I am trying to convert an existing OpenCL kernel to an HLSL compute shader.
The OpenCL kernel samples each pixel in an RGBA texture and writes each color channel to a tighly packed array.
So basically, I need to write to a tightly packed uchar
array in a pattern that goes somewhat like this:
r r r ... r g g g ... g b b b ... b a a a ... a
where each letter stands for a single byte (red / green / blue / alpha) that originates from a pixel channel.
going through the documentation for RWByteAddressBuffer
Store method, it clearly states:
void Store(
in uint address,
in uint value
);
address [in]
Type: uint
The input address in bytes, which must be a multiple of 4.
In order to write the correct pattern to the buffer, I must be able to write a single byte to a non aligned address. In OpenCL / CUDA this is pretty trivial.

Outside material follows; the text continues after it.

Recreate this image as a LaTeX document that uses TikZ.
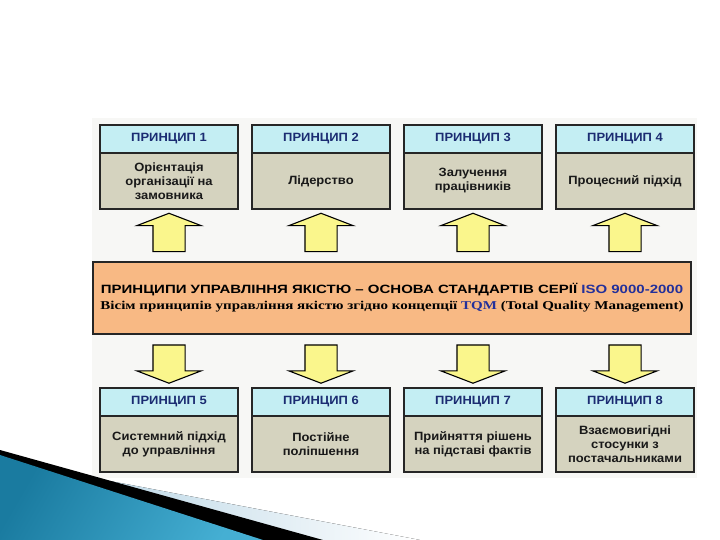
\documentclass[tikz,border=0pt]{standalone}
\usepackage{fontspec}
\setmainfont{Liberation Sans}
\newfontfamily\boxfont[FakeStretch=1.08]{Liberation Sans}
\newfontfamily\widesans[FakeStretch=1.25]{Liberation Sans}
\newfontfamily\wideserif[FakeStretch=1.25]{Liberation Serif}
\usepackage{tikz}
\usetikzlibrary{positioning,calc,shapes.arrows}
\definecolor{hdrcyan}{HTML}{C4EEF3}
\definecolor{bodykhaki}{HTML}{D5D3BF}
\definecolor{coreorange}{HTML}{F8B984}
\definecolor{arrowyellow}{HTML}{FAF68C}
\definecolor{navy}{HTML}{1B2C72}
\definecolor{isoblue}{HTML}{23309A}
\definecolor{panelgray}{HTML}{F7F7F5}
\definecolor{swooshdark}{HTML}{1A7BA0}
\definecolor{swooshlight}{HTML}{45AFD3}
\definecolor{paleline}{HTML}{A9CCDF}
\tikzset{
  hdr/.style  ={draw=black!85,line width=1.5pt,fill=hdrcyan,minimum width=138pt,
                minimum height=28pt,inner sep=0pt,outer sep=0pt,align=center,
                font=\boxfont\fontsize{12}{13}\selectfont\bfseries,text=navy},
  body/.style ={draw=black!85,line width=1.5pt,fill=bodykhaki,minimum width=138pt,
                minimum height=56pt,inner sep=0pt,outer sep=0pt,align=center,
                font=\boxfont\fontsize{12}{14}\selectfont\bfseries,text=black!90},
  core/.style ={draw=black!85,line width=1.5pt,fill=coreorange,minimum width=598pt,
                minimum height=72pt,inner sep=0pt,outer sep=0pt,align=center,
                font=\fontsize{12}{16}\selectfont\bfseries},
  bigarrow/.style={single arrow,draw=black,line width=1.1pt,fill=arrowyellow,
                inner sep=15.5pt,outer sep=0pt,single arrow head extend=16pt,
                single arrow tip angle=138,minimum height=38pt}
}
\begin{document}
\begin{tikzpicture}[x=1pt,y=-1pt,node distance=14pt]
  \useasboundingbox[fill=white] (0,0) rectangle (720,540);
  \fill[panelgray] (92,118) rectangle (697,478);
  % swoosh, bottom left
  \fill[left color=paleline,right color=white] (110,481) -- (420,540) -- (0,540) -- cycle;
  \fill[black] (0,450) -- (323,540) -- (0,540) -- cycle;
  \shade[left color=swooshdark,right color=swooshlight,shading angle=60]
        (0,455) -- (263,540) -- (0,540) -- cycle;

  \node[hdr] (h1) at (169,139) {ПРИНЦИП 1};
  \node[hdr,right=of h1] (h2) {ПРИНЦИП 2};
  \node[hdr,right=of h2] (h3) {ПРИНЦИП 3};
  \node[hdr,right=of h3] (h4) {ПРИНЦИП 4};
  \node[body,below=0pt of h1] (b1) {Орієнтація\\організації на\\замовника};
  \node[body,below=0pt of h2] (b2) {Лідерство};
  \node[body,below=0pt of h3] (b3) {Залучення\\працівників};
  \node[body,below=0pt of h4] (b4) {Процесний підхід};

  \node[core] (core) at (392,298) {%
    {\widesans ПРИНЦИПИ УПРАВЛІННЯ ЯКІСТЮ – ОСНОВА СТАНДАРТІВ СЕРІЇ
     \textcolor{isoblue}{ISO 9000-2000}}\\
    {\wideserif Вісім принципів управління якістю згідно концепції
     \textcolor{isoblue}{TQM} (Total Quality Management)}\\[-12pt]\mbox{}};

  \node[hdr] (h5) at (169,402) {ПРИНЦИП 5};
  \node[hdr,right=of h5] (h6) {ПРИНЦИП 6};
  \node[hdr,right=of h6] (h7) {ПРИНЦИП 7};
  \node[hdr,right=of h7] (h8) {ПРИНЦИП 8};
  \node[body,below=0pt of h5] (b5) {Системний підхід\\до управління};
  \node[body,below=0pt of h6] (b6) {Постійне\\поліпшення};
  \node[body,below=0pt of h7] (b7) {Прийняття рішень\\на підставі фактів};
  \node[body,below=0pt of h8] (b8) {Взаємовигідні\\стосунки з\\постачальниками};

  \node[bigarrow,shape border rotate=90] (u1) at ($(b1.south)!.5!(b1.south |- core.north)$) {};
  \node[bigarrow,shape border rotate=90] (u2) at ($(b2.south)!.5!(b2.south |- core.north)$) {};
  \node[bigarrow,shape border rotate=90] (u3) at ($(b3.south)!.5!(b3.south |- core.north)$) {};
  \node[bigarrow,shape border rotate=90] (u4) at ($(b4.south)!.5!(b4.south |- core.north)$) {};
  \node[bigarrow,shape border rotate=270] (d5) at ($(h5.north)!.5!(h5.north |- core.south)$) {};
  \node[bigarrow,shape border rotate=270] (d6) at ($(h6.north)!.5!(h6.north |- core.south)$) {};
  \node[bigarrow,shape border rotate=270] (d7) at ($(h7.north)!.5!(h7.north |- core.south)$) {};
  \node[bigarrow,shape border rotate=270] (d8) at ($(h8.north)!.5!(h8.north |- core.south)$) {};
\end{tikzpicture}
\end{document}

As far as I know it is not possible to write directly to a non aligned address in this scenario. You can, however, use a little trick to achieve what you want. Below you can see the code of the entire compute shader which does exactly what you want. The function StoreValueAtByte
in particular is what you are looking for.
Texture2D<float4> Input;
RWByteAddressBuffer Output;
void StoreValueAtByte(in uint index_of_byte, in uint value) {
// Calculate the address of the 4-byte-slot in which index_of_byte resides
uint addr_align4 = floor(float(index_of_byte) / 4.0f) * 4;
// Calculate which byte within the 4-byte-slot it is
uint location = index_of_byte % 4;
// Shift bits to their proper location within its 4-byte-slot
value = value << ((3 - location) * 8);
// Write value to buffer
Output.InterlockedOr(addr_align4, value);
}
[numthreads(20, 20, 1)]
void CSMAIN(uint3 ID : SV_DispatchThreadID) {
// Get width and height of texture
uint tex_width, tex_height;
Input.GetDimensions(tex_width, tex_height);
// Make sure thread does not operate outside the texture
if(tex_width > ID.x && tex_height > ID.y) {
uint num_pixels = tex_width * tex_height;
// Calculate address of where to write color channel data of pixel
uint addr_red = 0 * num_pixels + ID.y * tex_width + ID.x;
uint addr_green = 1 * num_pixels + ID.y * tex_width + ID.x;
uint addr_blue = 2 * num_pixels + ID.y * tex_width + ID.x;
uint addr_alpha = 3 * num_pixels + ID.y * tex_width + ID.x;
// Get color of pixel and convert from [0,1] to [0,255]
float4 color = Input[ID.xy];
uint4 color_final = uint4(round(color.x * 255), round(color.y * 255), round(color.z * 255), round(color.w * 255));
// Store color channel values in output buffer
StoreValueAtByte(addr_red, color_final.x);
StoreValueAtByte(addr_green, color_final.y);
StoreValueAtByte(addr_blue, color_final.z);
StoreValueAtByte(addr_alpha, color_final.w);
}
}
I hope the code is self explanatory since it is hard to explain, but I'll try anyway.
The fist thing the function StoreValueAtByte
does is to calculate the address of the 4-byte-slot enclosing the byte you want to write to. After that the position of the byte inside the 4-byte-slot is calculated (is it the fist, second, third or the fourth byte in the slot). Since the byte you want to write is already inside an 4-byte variable (namely value
) and occupies the rightmost byte, you then just have to shift the byte to its proper position inside the 4-byte variable. After that you just have to write the variable value
to the buffer at the 4-byte-aligned address. This is done using bitwise OR
because multiple threads write to the same address interfering each other leading to write-after-write-hazards. This of course only works if you initialize the entire output buffer with zeros before issuing the dispatch-call.